A função custo, na verdade, é uma função c(Q,V,T). Eis a visão de Armen Alchian! Dados V e T, temos o que normalmente aprendemos nos livros. Se você, por exemplo, estiver produzindo Q=9 unidades semanais para cumprir um volume de produção de V=900 unidades findo o tempo de T=100 semanas, e eventualmente considerar a possibilidade de um volume de produção maior, digamos, V=1.000, à mesma taxa de 9 por semana, você precisará de pouco mais de 111 semanas. Como esse tempo é maior, a noção de prazo em Economia nos permite admitir que a empresa terá mais flexibilidade na alocação de seus recursos, o que, pelo Princípio de Le Chatelier (vide Paul Samuelson), implica uma função custo total por semana menor. Isso implica um custo marginal menor. De fato, se para alguma taxa de produção, esse custo marginal fosse maior, eventualmente as duas curvas de custo total (para volumes diferentes) se cruzariam, o que não tem sentido, porque o prazo no primeiro caso é menor que no segundo, para qualquer taxa de produção. Assim, ao confundir Q com V, você será levado a acreditar que os custos marginais caíram. Esse é erro básico que os defensores da tese do custo marginal zero cometem.

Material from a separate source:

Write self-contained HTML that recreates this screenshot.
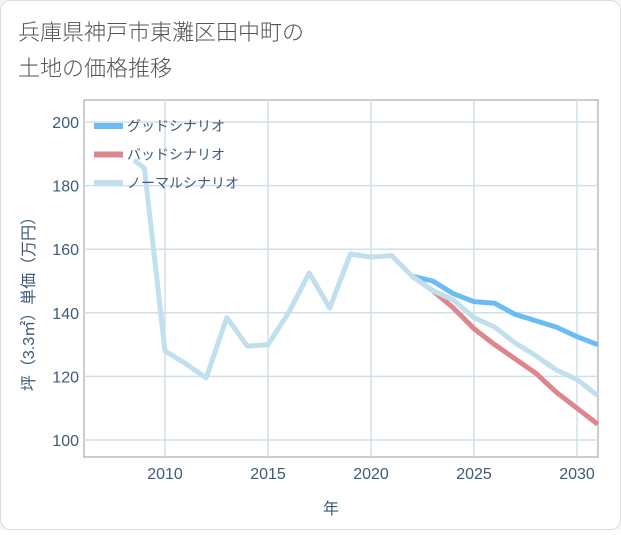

Esses esclarecimentos já são antigos na Teoria Econômica. Sobre isso, devemos especial reverência a Armen Alchian, Jack Hirshleifer, Harold Demsetz e outros. Bons livros-textos ensinam isso, como o de Armen Alchian & William Allen, o de Paul Heyne, o de David Friedman (que filho de Milton Friedman, o prêmio Nobel) e mais alguns. Infelizmente, bons livros não equivalem a livros populares.
O artigo clássico de Armen Alchian no qual ele considera que o custo, além de tradicionalmente ser função da taxa de produto Q, é também função do tempo de planejamento T e do volume total planejado V para o tempo T, é:
Alchian, A. (1958): “Costs and outputs”. Rand Corporation, P-1449.
Esta é a versão working-paper. O artigo foi posteriormente publicado em:
Alchian, A. (1959): “Costs and outputs”, in Abramovitz et alii, The Allocation of Economic Resources: Essays in Honor of B. F. Haley, Stanford University Press.
No artigo Alchian estabelece diversas relações entre a curva de custo marginal e os parâmetros V e T de volume e tempo. Convido o leitor a se embrenhar voluntariamente nas nuances desse brilhante artigo. Para ilustrar, considere duas empresas com a mesma tecnologia de produção e produzindo à mesma taxa Q. Ambas têm contratos para o mesmo volume V de produção. Porém, a segunda tem um horizonte de tempo T maior para entrega do volume. Devido ao tempo maior, ou seja, um prazo maior, a empresa tem mais flexibilidade na contratação dos fatores e, com isso, pode apresentar custos marginais menores. Isso mostra que os custos marginais não são um elemento meramente tecnológico. Pode haver uma influência institucional das relações contratuais. No que concerne à produção, tecnologia e relações contratuais são elementos interligados.